**REQUEST:** Please, without the pictures, retype exactly the lines from the start of the material through the line that holds "from matplotlib.patches import Ellipse".
'''
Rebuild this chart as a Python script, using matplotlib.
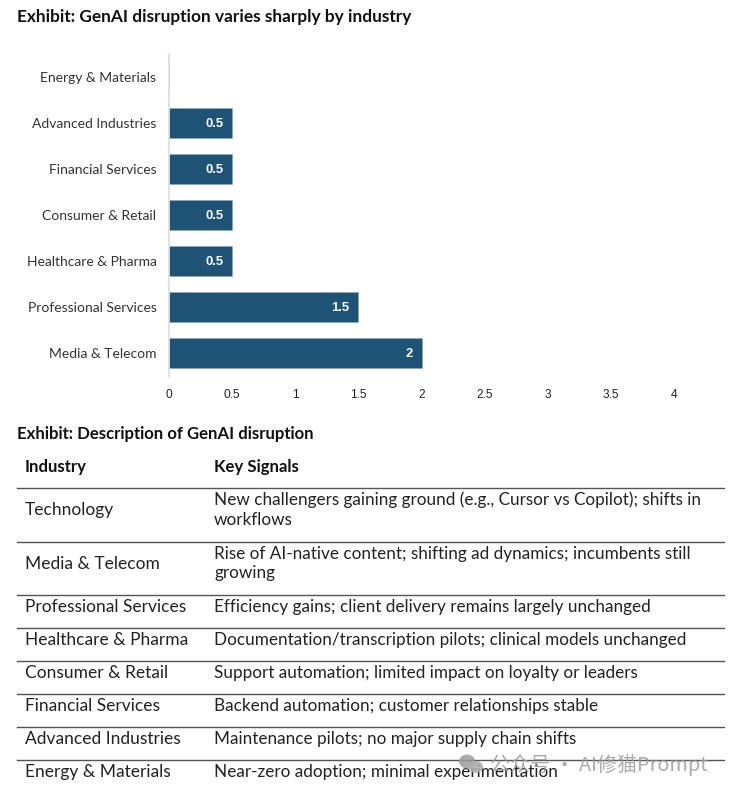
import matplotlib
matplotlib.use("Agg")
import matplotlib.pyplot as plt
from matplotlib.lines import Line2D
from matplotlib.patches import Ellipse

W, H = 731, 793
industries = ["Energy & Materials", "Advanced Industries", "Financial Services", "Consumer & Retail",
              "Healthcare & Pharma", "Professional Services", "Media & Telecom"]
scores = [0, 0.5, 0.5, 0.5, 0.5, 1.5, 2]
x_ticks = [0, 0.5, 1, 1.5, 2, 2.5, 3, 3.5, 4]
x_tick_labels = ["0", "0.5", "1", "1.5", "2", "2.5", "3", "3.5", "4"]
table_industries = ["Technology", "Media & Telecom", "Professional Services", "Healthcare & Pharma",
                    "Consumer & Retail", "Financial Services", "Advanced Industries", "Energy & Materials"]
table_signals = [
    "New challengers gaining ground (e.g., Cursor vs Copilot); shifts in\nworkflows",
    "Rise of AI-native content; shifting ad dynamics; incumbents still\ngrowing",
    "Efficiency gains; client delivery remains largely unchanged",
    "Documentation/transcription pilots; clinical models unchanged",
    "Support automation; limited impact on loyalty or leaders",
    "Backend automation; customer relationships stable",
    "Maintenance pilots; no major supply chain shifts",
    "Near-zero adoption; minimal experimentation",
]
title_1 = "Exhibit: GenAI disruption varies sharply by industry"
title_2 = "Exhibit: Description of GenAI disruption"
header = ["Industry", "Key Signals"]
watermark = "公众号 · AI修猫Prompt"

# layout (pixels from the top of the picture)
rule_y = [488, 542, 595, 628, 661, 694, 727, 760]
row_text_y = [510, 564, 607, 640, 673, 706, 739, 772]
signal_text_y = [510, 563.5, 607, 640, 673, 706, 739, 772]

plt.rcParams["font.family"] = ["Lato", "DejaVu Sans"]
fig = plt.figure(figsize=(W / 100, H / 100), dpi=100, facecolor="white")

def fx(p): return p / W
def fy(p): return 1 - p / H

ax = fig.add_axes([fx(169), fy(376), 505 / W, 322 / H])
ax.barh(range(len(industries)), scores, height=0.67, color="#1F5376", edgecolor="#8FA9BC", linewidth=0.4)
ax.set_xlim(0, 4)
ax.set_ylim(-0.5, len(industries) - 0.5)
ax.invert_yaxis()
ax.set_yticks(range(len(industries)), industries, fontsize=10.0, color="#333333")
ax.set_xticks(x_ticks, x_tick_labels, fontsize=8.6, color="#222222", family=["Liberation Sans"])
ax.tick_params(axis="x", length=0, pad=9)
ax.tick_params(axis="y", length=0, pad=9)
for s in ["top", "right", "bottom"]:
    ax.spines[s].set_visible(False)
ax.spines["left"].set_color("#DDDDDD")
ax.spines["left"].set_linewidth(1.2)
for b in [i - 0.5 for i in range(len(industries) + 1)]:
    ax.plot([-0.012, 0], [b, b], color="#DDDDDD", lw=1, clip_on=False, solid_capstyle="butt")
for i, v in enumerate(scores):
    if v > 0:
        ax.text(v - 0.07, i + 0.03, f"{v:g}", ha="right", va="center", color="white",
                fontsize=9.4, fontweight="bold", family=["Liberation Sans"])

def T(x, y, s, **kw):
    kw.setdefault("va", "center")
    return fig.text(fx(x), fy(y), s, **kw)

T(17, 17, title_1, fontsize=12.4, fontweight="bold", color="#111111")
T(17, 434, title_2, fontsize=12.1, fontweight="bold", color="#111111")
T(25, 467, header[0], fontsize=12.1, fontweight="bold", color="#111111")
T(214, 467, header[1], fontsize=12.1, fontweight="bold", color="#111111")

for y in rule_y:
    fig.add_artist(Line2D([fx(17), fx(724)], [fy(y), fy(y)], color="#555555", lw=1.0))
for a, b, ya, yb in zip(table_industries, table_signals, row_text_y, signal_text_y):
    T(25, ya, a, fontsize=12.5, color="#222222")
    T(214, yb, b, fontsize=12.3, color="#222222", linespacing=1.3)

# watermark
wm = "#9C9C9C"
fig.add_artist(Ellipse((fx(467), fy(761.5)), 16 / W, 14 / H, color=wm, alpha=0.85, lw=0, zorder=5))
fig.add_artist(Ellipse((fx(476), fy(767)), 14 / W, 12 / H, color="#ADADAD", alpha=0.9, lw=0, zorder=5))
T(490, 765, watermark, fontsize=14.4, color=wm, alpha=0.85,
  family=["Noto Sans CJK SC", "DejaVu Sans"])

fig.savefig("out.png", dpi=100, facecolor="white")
'''
**THE RESPONSE:**
Rebuild this chart as a Python script, using matplotlib.
import matplotlib
matplotlib.use("Agg")
import matplotlib.pyplot as plt
from matplotlib.lines import Line2D
from matplotlib.patches import Ellipse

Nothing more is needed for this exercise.